Go through the data below. List every line that holds the word "this".

• RECORDS
--------

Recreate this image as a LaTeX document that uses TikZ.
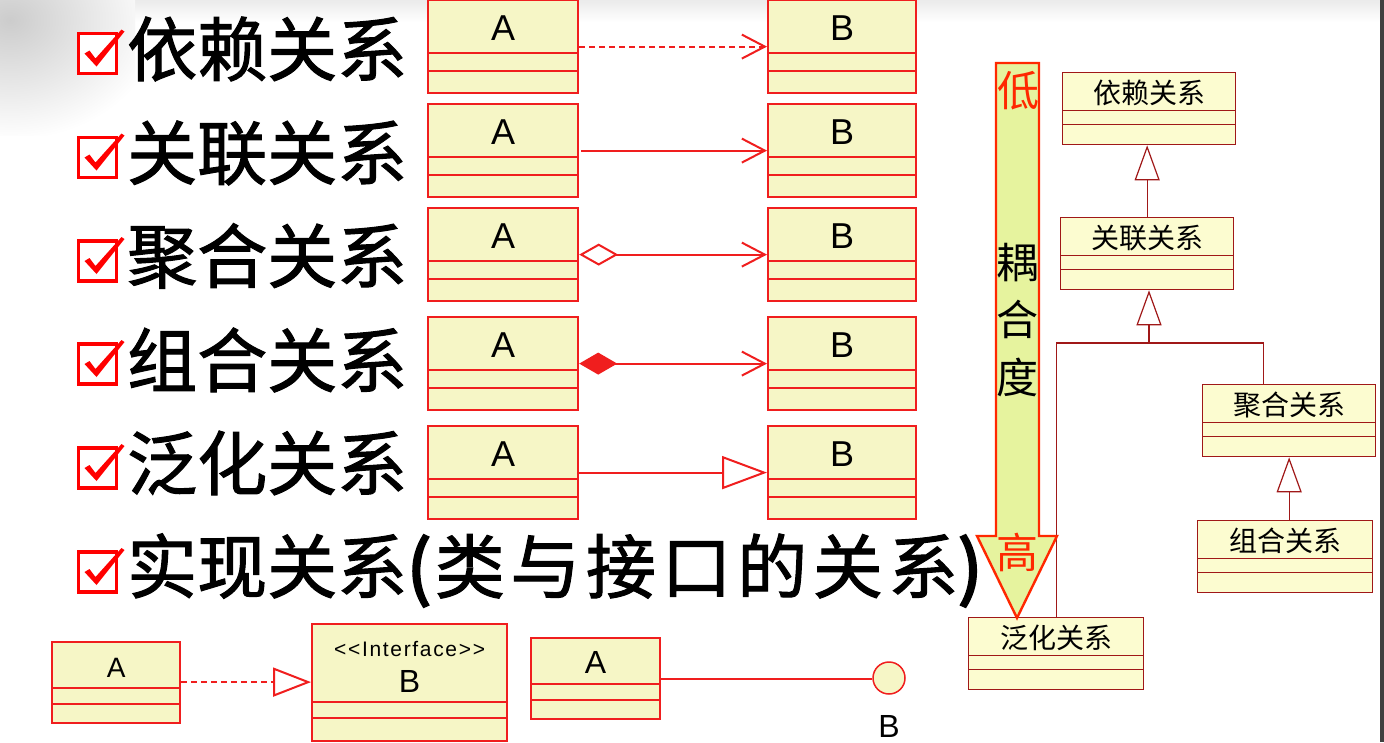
\documentclass[tikz,border=0pt]{standalone}
\usepackage{fontspec}
\setmainfont{Liberation Sans}
\newfontfamily\cjk{Noto Sans CJK SC}
\usetikzlibrary{arrows.meta,shapes.multipart}

\definecolor{umlred}{RGB}{240,30,30}
\definecolor{clsfill}{RGB}{246,246,198}
\definecolor{treered}{RGB}{160,24,24}
\definecolor{treefill}{RGB}{252,252,208}
\definecolor{barfill}{RGB}{230,243,158}
\definecolor{barred}{RGB}{255,40,0}

\newcommand{\rowcls}[1]{\rule[-12pt]{0pt}{50.8pt}#1\nodepart{two}\rule{0pt}{15.8pt}\nodepart{three}\rule{0pt}{19.8pt}}
\newcommand{\treecls}[1]{\rule[-7pt]{0pt}{36.7pt}#1\nodepart{two}\rule{0pt}{12.7pt}\nodepart{three}\rule{0pt}{18.7pt}}

\begin{document}
\begin{tikzpicture}[
    x=1pt, y=-1pt,
    font=\fontsize{36}{36}\selectfont,
    cls/.style={
        rectangle split,
        rectangle split parts=3,
        draw=umlred,
        fill=clsfill,
        line width=2.2pt,
        inner xsep=0pt,
        inner ysep=0pt,
        text width=#1,
        align=center,
        anchor=north west
    },
    cls/.default=150pt,
    treebox/.style={
        rectangle split,
        rectangle split parts=3,
        draw=treered,
        fill=treefill,
        line width=1.3pt,
        inner xsep=0pt,
        inner ysep=0pt,
        text width=173pt,
        align=center,
        anchor=north west,
        font=\cjk\fontsize{28}{28}\selectfont
    },
    reltitle/.style={anchor=west, inner sep=0pt, font=\cjk\fontsize{70}{70}\selectfont\addfontfeature{FakeBold=1.5}},
    rel/.style={draw=umlred, line width=2pt},
    depend/.style={rel, dash pattern=on 6pt off 4pt, -{Straight Barb[length=23pt,width=24pt]}},
    assoc/.style={rel, -{Straight Barb[length=23pt,width=24pt]}},
    aggreg/.style={rel, {Diamond[open,length=39pt,width=22pt]}-{Straight Barb[length=23pt,width=24pt]}},
    compos/.style={rel, {Diamond[length=38pt,width=22pt]}-{Straight Barb[length=23pt,width=24pt]}},
    inherit/.style={rel, -{Triangle[open,length=45pt,width=33pt]}},
    realize/.style={rel, dash pattern=on 6pt off 4pt, -{Triangle[open,length=38pt,width=29pt]}},
    lollipop/.style={circle, draw=umlred, fill=clsfill, line width=1.5pt, minimum size=32pt, inner sep=0pt},
    genline/.style={draw=treered, line width=1.2pt},
    genarrow/.style={genline, -{Triangle[open,length=35pt,width=25pt]}},
    coupling/.style={draw=barred, fill=barfill, line width=2.4pt, line join=miter},
    barchar/.style={font=\cjk\fontsize{42}{42}\selectfont, inner sep=0pt},
    chkbox/.pic={
        \draw[line width=3.5pt, draw=red, fill=white] (-19,-20) rectangle (19,20);
        \fill[red] (-13,0) -- (-8,-3) -- (-2,5) -- (24,-24) -- (27,-22) -- (-1,13) -- cycle;
    }
]
\useasboundingbox (0,0) rectangle (1384,742);

% slide background
\fill[white] (0,0) rectangle (1384,742);
\shade[top color=black!8, bottom color=white] (0,0) rectangle (1384,22);
\begin{scope}
    \clip (0,0) rectangle (135,135);
    \shade[inner color=black!20, outer color=white] (10,20) ellipse [x radius=150, y radius=120];
\end{scope}
\fill[black!75] (1380,0) rectangle (1384,742);

% relation names
\pic at (97.5,53.5) {chkbox};
\pic at (97.5,157.5) {chkbox};
\pic at (97.5,261) {chkbox};
\pic at (97.5,364) {chkbox};
\pic at (97.5,468) {chkbox};
\pic at (97.5,572) {chkbox};
\node[reltitle] (t1) at (127,49) {依赖关系};
\node[reltitle] (t2) at (127,153) {关联关系};
\node[reltitle] (t3) at (127,256) {聚合关系};
\node[reltitle] (t4) at (127,360) {组合关系};
\node[reltitle] (t5) at (127,463) {泛化关系};
\node[reltitle] (t6) at (127,570) {实现关系{\addfontfeature{LetterSpace=8}{\addfontfeature{FakeBold=4}(}\kern4pt类与接口的关系{\addfontfeature{FakeBold=4})}}};

% class pairs
\node[cls] (a1) at (427,-1) {\rowcls{A}};
\node[cls=148pt] (b1) at (767,-1) {\rowcls{B}};
\node[cls] (a2) at (427,103) {\rowcls{A}};
\node[cls=148pt] (b2) at (767,103) {\rowcls{B}};
\node[cls] (a3) at (427,207) {\rowcls{A}};
\node[cls=148pt] (b3) at (767,207) {\rowcls{B}};
\node[cls] (a4) at (427,316) {\rowcls{A}};
\node[cls=148pt] (b4) at (767,316) {\rowcls{B}};
\node[cls] (a5) at (427,425) {\rowcls{A}};
\node[cls=148pt] (b5) at (767,425) {\rowcls{B}};

\draw[depend] ([yshift=6.5pt]a1.text split east) -- ([yshift=6.5pt]b1.text split west);
\draw[assoc] ([yshift=6.5pt,xshift=2pt]a2.text split east) -- ([yshift=6.5pt]b2.text split west);
\draw[aggreg] ([yshift=6.5pt]a3.text split east) -- ([yshift=6.5pt]b3.text split west);
\draw[compos] ([yshift=6.5pt]a4.text split east) -- ([yshift=6.5pt]b4.text split west);
\draw[inherit] ([yshift=6.5pt]a5.text split east) -- ([yshift=6.5pt]b5.text split west);

% realization
\node[cls=128pt] (rA) at (51,641) {\rule[-10pt]{0pt}{43.8pt}\fontsize{28}{28}\selectfont A\nodepart{two}\rule{0pt}{13.8pt}\nodepart{three}\rule{0pt}{16.8pt}};
\node[cls=195pt] (rB) at (311,623) {\fontsize{21}{35}\selectfont\addfontfeature{LetterSpace=8}\rule{0pt}{31pt}<{}<Interface>{}>\\\fontsize{32}{35}\selectfont B\rule[-8.8pt]{0pt}{8.8pt}\nodepart{two}\rule{0pt}{13.8pt}\nodepart{three}\rule{0pt}{20.8pt}};
\node[cls=129pt] (lA) at (530,637) {\rule[-10pt]{0pt}{43.8pt}\fontsize{32}{32}\selectfont A\nodepart{two}\rule{0pt}{13.8pt}\nodepart{three}\rule{0pt}{16.8pt}};
\node[lollipop, label={[font=\fontsize{32}{32}\selectfont, inner sep=0pt, label distance=21pt]below:B}] (lolB) at (889,678) {};

\draw[realize] ([yshift=6pt]rA.text split east) coordinate (r1) -- (r1 -| rB.west);
\draw[rel] ([yshift=5pt]lA.text split east) coordinate (l1) -- (l1 -| lolB.west);

% coupling order
\node[treebox] (tDep) at (1062,72) {\treecls{依赖关系}};
\node[treebox] (tAssoc) at (1060,217) {\treecls{关联关系}};
\node[treebox] (tAggr) at (1202,384) {\treecls{聚合关系}};
\node[treebox, text width=175pt] (tComp) at (1197,520) {\treecls{组合关系}};
\node[treebox, text width=175pt] (tGen) at (968,617) {\treecls{泛化关系}};

\coordinate (jn) at (1149,343);
\draw[genarrow] (tAssoc.north) -- (tAssoc.north |- tDep.south);
\draw[genline] (tGen.north) |- (jn) -| ([xshift=-26pt]tAggr.north);
\draw[genarrow] (jn) -- (jn |- tAssoc.south);
\draw[genarrow] (tComp.north -| tAggr.south) -- (tAggr.south);

\draw[coupling] (996,63) -- (1039,63) -- (1039,536) -- (1057,536) -- (1017,618) -- (977,536) -- (996,536) -- cycle;
\node[barchar, text=barred] (low) at (1018,91) {低};
\node[barchar, align=center, font=\cjk\fontsize{42}{57.5}\selectfont] (degree) at (1017,320) {耦\\合\\度};
\node[barchar, text=barred] (high) at (1017,552) {高};

\end{tikzpicture}
\end{document}
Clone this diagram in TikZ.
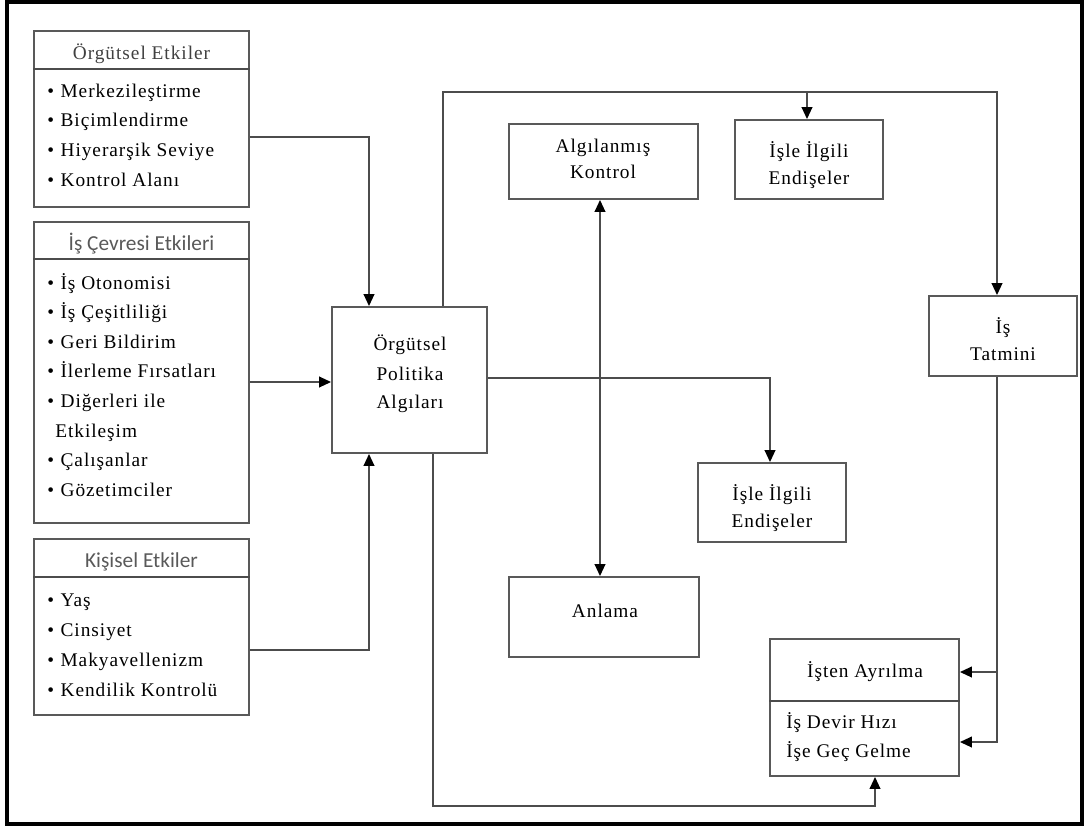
\documentclass[tikz,border=0pt]{standalone}
\usepackage{fontspec}
\setmainfont{Liberation Serif}
\newfontfamily\rmtext{Liberation Serif}[LetterSpace=5]
\newfontfamily\hdrfont{Carlito}
\usetikzlibrary{arrows.meta,fit}
\newcommand\bl{\makebox[10pt][l]{•}}
\begin{document}
\begin{tikzpicture}[x=0.75pt,y=-0.75pt,
  box/.style={draw=black!65, line width=1.4pt, inner sep=0pt},
  conn/.style={draw=black!70, line width=1.4pt},
  tip/.tip={Triangle[length=9pt,width=8pt,color=black]},
  arr/.style={conn,-tip},
  lbl/.style={anchor=base, inner sep=0pt, font=\rmtext\fontsize{14.5}{17}\selectfont, text=black},
  item/.style={lbl, anchor=base west},
  hdr/.style={anchor=base, inner sep=0pt, font=\hdrfont\fontsize{16}{19}\selectfont, text=black!65},
  shdr/.style={lbl, text=black!75}]
\useasboundingbox (0,0) rectangle (1084,829);
\draw[line width=3.5pt] (7,2) rectangle (1082,824);

% left boxes
\node[box, fit={(34,31) (249,207)}] (oe) {};
\draw[conn] (oe.west |- 0,69) -- (oe.east |- 0,69);
\node[shdr] (oeh) at (141.5,59) {Örgütsel Etkiler};
\foreach \t [count=\i from 0] in {Merkezileştirme, Biçimlendirme, Hiyerarşik Seviye, Kontrol Alanı}
  \node[item] (oe-\i) at (47, 97+29.7*\i) {\bl\t};

\node[box, fit={(34,222) (249,523)}] (ce) {};
\draw[conn] (ce.west |- 0,259) -- (ce.east |- 0,259);
\node[hdr] (ceh) at (141.5,250) {İş Çevresi Etkileri};
\foreach \t [count=\i from 0] in {{\bl İş Otonomisi}, {\bl İş Çeşitliliği}, {\bl Geri Bildirim}, {\bl İlerleme Fırsatları}, {\bl Diğerleri ile}, {\hspace*{6pt}Etkileşim}, {\bl Çalışanlar}, {\bl Gözetimciler}}
  \node[item] (ce-\i) at (47, 289+29.6*\i) {\t};

\node[box, fit={(34,539) (249,715)}] (ke) {};
\draw[conn] (ke.west |- 0,577) -- (ke.east |- 0,577);
\node[hdr] (keh) at (141.5,567) {Kişisel Etkiler};
\foreach \t [count=\i from 0] in {Yaş, Cinsiyet, Makyavellenizm, Kendilik Kontrolü}
  \node[item] (ke-\i) at (47, 606+30*\i) {\bl\t};

% center and right boxes
\node[box, fit={(332,307) (487,453)}] (pol) {};
\node[lbl] (pol-1) at (410,350) {Örgütsel};
\node[lbl] (pol-2) at (410,380) {Politika};
\node[lbl] (pol-3) at (410,408) {Algıları};

\node[box, fit={(509,124) (698,199)}] (ak) {};
\node[lbl] (ak-1) at (603,152) {Algılanmış};
\node[lbl] (ak-2) at (603,178) {Kontrol};

\node[box, fit={(735,120) (883,199)}] (ie1) {};
\node[lbl] (ie1-1) at (809,157) {İşle İlgili};
\node[lbl] (ie1-2) at (809,184) {Endişeler};

\node[box, fit={(929,296) (1077,376)}] (it) {};
\node[lbl] (it-1) at (1003,333) {İş};
\node[lbl] (it-2) at (1003,360) {Tatmini};

\node[box, fit={(698,463) (846,542)}] (ie2) {};
\node[lbl] (ie2-1) at (772,500) {İşle İlgili};
\node[lbl] (ie2-2) at (772,527) {Endişeler};

\node[box, fit={(509,577) (699,657)}] (an) {};
\node[lbl] (an-1) at (605,617) {Anlama};

\node[box, fit={(770,639) (959,776)}] (ia) {};
\draw[conn] (ia.west |- 0,701) -- (ia.east |- 0,701);
\node[lbl] (iah) at (865,677) {İşten Ayrılma};
\node[item] (ia-0) at (786,728) {İş Devir Hızı};
\node[item] (ia-1) at (786,757) {İşe Geç Gelme};

% connectors
\draw[arr] (oe.east |- 0,137) -| (369,0 |- pol.north);
\draw[arr] (ce.east |- 0,382) -- (pol.west |- 0,382);
\draw[arr] (ke.east |- 0,650) -| (369,0 |- pol.south);
\draw[arr] (443,0 |- pol.north) |- (997,92) -- (997,0 |- it.north);
\coordinate (br1) at (807,92);
\draw[arr] (br1) -- (br1 |- ie1.north);
\draw[arr] (pol.east |- 0,378) -| (770,0 |- ie2.north);
\draw[conn,tip-tip] (600,0 |- ak.south) -- (600,0 |- an.north);
\draw[arr] (997,0 |- it.south) |- (ia.east |- 0,742);
\coordinate (br2) at (997,672);
\draw[arr] (br2) -- (br2 -| ia.east);
\draw[arr] (433,0 |- pol.south) |- (875,806) -- (875,0 |- ia.south);
\end{tikzpicture}
\end{document}
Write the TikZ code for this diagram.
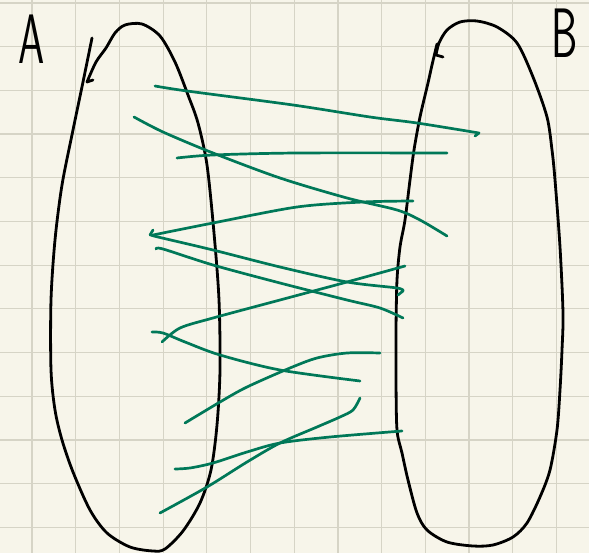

--------

• WRITTEN SOLUTION
Recreate this image as a LaTeX document that uses TikZ.
Clone this diagram in TikZ.
Write the TikZ code for this diagram.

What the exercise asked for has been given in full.